Notes: A Brief History Of Programming Languages

This article was derived from an interview by Lex Fridman, of Brian Kernighan, professor of computer science at Princeton University and co-author of the C programming language. During the interview, Fridman asks Kernighan to “take on the impossible task” of giving a brief history of programming languages. Kernighan’s answer is reproduced below (with some edits for structure and clarity).

This seems a nice overview for people who are curious about programming’s history, from the mouth of someone directly involved in part of that history; I thought it worth publishing here.



The 1940s

You could say programming languages started in the late 1940s. People used to program computers by basically putting in 0s and 1s, using something like switches on a console, or holes in papers tapes – something like that. It was extremely tedious work.

The first programming languages were relatively crude assembly languages that saw people write programs that would convert mnemonics like ADD into whatever bit pattern corresponded to an ADD instruction. They would do the clerical work of figuring out where things were, so you could put a name on a location in a program and the assembler would figure out where that corresponded to when the thing was all put together and dropped into memory.


The 1950s

Early on, in the late 40s and very early 50s, there were assemblers written for the various machines that people used. Tony Brooker developed the Autocode, which was a flavor of assembly language (or a little bit “higher” in some ways). This replaced a language Alan Turing wrote in which you would input 0s and 1s – but you would put them in backwards order because that’s how the hardware worked.

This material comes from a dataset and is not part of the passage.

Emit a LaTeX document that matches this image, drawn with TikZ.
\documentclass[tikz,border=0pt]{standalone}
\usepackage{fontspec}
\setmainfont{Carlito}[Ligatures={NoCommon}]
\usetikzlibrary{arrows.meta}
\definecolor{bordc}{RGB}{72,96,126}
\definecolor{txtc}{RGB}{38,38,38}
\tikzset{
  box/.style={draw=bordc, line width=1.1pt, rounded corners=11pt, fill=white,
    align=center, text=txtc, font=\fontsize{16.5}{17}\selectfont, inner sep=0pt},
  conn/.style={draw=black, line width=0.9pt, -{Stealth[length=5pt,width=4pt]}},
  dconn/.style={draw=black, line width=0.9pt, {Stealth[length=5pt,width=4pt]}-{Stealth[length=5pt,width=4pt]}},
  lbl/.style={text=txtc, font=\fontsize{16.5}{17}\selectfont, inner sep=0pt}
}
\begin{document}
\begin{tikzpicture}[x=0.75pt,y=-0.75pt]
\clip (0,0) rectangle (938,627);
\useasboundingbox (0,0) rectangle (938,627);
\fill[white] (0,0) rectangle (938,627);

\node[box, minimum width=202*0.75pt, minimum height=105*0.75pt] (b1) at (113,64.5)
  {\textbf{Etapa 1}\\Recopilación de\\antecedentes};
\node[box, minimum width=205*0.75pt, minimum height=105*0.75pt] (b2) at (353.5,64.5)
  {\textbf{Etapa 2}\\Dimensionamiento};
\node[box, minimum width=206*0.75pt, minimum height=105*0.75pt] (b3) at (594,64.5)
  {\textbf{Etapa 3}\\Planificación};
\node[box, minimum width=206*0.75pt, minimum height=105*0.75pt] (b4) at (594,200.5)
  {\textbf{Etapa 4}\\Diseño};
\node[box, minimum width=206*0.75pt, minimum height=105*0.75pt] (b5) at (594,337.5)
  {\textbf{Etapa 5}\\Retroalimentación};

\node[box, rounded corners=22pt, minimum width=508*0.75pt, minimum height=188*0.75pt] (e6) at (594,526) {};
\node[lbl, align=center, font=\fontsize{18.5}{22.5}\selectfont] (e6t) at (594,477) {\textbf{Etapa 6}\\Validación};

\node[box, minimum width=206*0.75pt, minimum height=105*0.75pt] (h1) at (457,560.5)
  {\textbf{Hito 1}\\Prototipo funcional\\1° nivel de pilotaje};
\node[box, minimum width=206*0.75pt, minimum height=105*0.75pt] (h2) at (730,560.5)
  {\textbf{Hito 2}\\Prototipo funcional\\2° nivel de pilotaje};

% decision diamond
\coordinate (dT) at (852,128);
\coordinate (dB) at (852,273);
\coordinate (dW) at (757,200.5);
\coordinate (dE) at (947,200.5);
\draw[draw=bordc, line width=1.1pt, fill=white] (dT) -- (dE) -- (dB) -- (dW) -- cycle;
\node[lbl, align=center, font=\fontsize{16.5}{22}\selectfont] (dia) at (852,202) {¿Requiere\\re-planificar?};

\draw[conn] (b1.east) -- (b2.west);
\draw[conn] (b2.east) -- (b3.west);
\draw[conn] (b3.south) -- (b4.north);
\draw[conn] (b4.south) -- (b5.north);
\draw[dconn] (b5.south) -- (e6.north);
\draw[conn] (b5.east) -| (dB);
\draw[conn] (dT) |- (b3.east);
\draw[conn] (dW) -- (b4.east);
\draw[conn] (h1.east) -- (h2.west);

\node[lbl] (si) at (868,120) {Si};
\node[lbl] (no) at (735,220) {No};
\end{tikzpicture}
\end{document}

Assembly languages populated the early 1950s, and so every different flavor of computer has its own assembly language. The EDSAC had its assembly language, as did the Manchester computer, and the IBM 704…so everybody had their own assembly language. To be able to write programs in a given machine, you had to know it intimately. If you were to write an assembly language program for one kind of machine, and then you say “I’d like this is in a different machine”, you had to start over.

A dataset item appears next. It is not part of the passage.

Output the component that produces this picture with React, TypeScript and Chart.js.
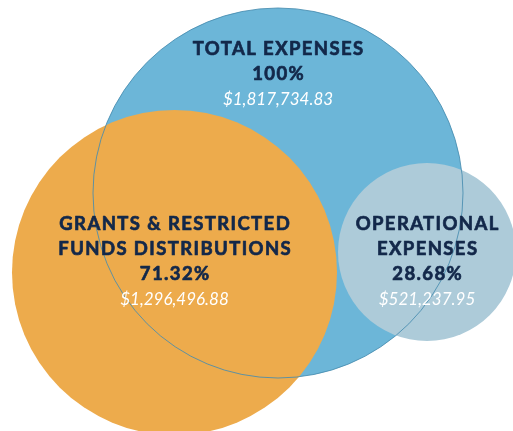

In the late 50s, people realized you could move up a level in creating languages that were closer to the way that people might think about how to write code. There were arguably three or four in that time period: Fortran, which came from IBM and was formula translation, meant to make it easier to do scientific and engineering computation; COBOL, which is the common business-oriented language that Grace Hopper and others worked on, aimed at business kinds of tasks; ALGOL, which was mostly meant to describe algorithmic computations; BASIC, which you can argue is among these programming languages, albeit somewhat later. All of these languages moved a level up, and so they were closer to what people might think of as they were trying to write a program. They were focused on different domains. Fortran and COBOL are still used today.

The deal, so to speak, with these languages was that as you moved up that “level”, you then had a language that was not tied to a particular kind of hardware. This meant two things: it meant that you only had to write a program once, and that could in fact write a program yourself – you didn’t have to hire a programmer to do it for you. If you wrote it yourself it might not be as good as the one you could get from a programmer, but it could do the job. These languages democratized and made the ability to write code much more broadly available.


The 1960s & 1970s

In the late 60s and early 70s, system programming languages arose, of which the C programming language is the survivor. System programming languages are programming languages that would take on things like text editors, or assemblers, or compilers, or operating systems themselves. They were much more in touch with the actual machine in the sense that you could deal with memory in a controlled way, as well as different data types, and ways to structure and organize data.


Beyond, To The Present

After these languages, object-oriented languages came about, because when writing programs in a language like C, at some point scale becomes an issue, and it becomes to difficult to keep track of the pieces. C++ comes from the object-oriented tradition.

From there, there was an “explosion of languages” (to borrow Lex’s description).